Debate finals were on Saturday, where for the second year running I was the youngest and strangest-haired judge on the panel. I don’t think this adversely affected my ability to judge, given that I ended up comfortably in the middle of a majority decision, but it was something I was more than passingly aware of nonetheless. Having to travel to the other side of the island (stop laughing, people from big countries, it’s at least one and a half hours’ journey!) for a scholarship gathering afterwards was a bit of a bitch, but worth the trip in the end – I’m always pleasantly shocked by just how much I actually enjoy the company of these people. Working with them, if it happens, might actually be fun.

Monday’s romantic candlelight dinner with May at Chijmes started auspiciously with our agreed meeting point in the Mango store at Raffles City. Practical given that she was parking there, and also for the fact that if either of us was late, the other wouldn’t have to be bored while waiting. Impractical given that we ended up eating about two hours later than we’d originally planned on due to grappling with important shopping decisions, such as whether the unique colour of trousers was an acceptable tradeoff for their ass-ballooning potential.

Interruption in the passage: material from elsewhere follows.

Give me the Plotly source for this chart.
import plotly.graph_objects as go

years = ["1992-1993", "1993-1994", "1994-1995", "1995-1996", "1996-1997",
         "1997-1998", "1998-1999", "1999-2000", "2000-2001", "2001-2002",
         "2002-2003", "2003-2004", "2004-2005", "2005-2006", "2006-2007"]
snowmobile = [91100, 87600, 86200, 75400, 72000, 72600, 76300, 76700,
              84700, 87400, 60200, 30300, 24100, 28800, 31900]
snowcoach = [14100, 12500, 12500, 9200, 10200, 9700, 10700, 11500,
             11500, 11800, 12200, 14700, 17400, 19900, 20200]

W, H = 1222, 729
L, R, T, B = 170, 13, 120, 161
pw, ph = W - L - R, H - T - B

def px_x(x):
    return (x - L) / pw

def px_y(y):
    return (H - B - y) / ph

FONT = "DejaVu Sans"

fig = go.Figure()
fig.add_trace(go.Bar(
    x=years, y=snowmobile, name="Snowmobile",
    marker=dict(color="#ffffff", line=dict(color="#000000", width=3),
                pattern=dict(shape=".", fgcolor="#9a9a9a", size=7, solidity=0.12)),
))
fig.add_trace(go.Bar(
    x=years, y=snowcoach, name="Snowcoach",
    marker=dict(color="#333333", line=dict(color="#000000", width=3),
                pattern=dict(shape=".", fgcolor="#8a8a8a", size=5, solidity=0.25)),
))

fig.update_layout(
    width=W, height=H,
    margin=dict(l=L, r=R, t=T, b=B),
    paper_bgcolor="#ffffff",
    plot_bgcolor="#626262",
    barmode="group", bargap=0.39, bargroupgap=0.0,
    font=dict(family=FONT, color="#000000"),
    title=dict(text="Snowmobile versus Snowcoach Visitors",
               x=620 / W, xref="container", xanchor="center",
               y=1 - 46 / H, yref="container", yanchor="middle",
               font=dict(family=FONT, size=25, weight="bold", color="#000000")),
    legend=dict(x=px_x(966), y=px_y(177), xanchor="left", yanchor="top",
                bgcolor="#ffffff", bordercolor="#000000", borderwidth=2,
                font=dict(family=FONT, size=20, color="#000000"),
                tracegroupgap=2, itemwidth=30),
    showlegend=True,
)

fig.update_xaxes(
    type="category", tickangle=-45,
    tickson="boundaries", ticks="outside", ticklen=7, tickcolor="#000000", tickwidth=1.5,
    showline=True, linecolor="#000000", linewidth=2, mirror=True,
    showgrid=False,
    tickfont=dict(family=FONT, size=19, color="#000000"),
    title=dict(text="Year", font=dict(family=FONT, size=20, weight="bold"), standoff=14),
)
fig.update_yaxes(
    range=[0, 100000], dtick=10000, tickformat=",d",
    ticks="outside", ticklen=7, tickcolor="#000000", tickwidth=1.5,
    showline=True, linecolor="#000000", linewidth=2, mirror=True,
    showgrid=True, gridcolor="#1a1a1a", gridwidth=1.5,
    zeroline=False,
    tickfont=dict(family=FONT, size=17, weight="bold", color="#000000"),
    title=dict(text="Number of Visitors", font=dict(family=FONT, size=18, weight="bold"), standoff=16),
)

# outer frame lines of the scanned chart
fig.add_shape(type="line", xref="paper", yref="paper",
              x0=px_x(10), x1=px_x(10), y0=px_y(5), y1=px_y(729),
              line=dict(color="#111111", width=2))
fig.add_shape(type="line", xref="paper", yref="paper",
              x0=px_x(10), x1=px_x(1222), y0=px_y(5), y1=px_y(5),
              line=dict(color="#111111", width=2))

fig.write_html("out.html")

I Demand Cheaper Decadence

Forget one party rule, the fragility of civil liberties and the ridiculous distortions of the law of defamation to silence political opposition, the greatest travesty I can point to in Singapore today is that I just paid S$6.84 (something like £2.50!) for a HALF pint of Guinness (at Dubliners, which was nice, but certainly not like any of the pubs I went into in Ireland, in that it was spankingly new and comfortably empty and no one was drunk). How is Singapore going to succeed in its drive to recruit foreign talent if it is unwilling to fulfil the most basic needs of the decadent West?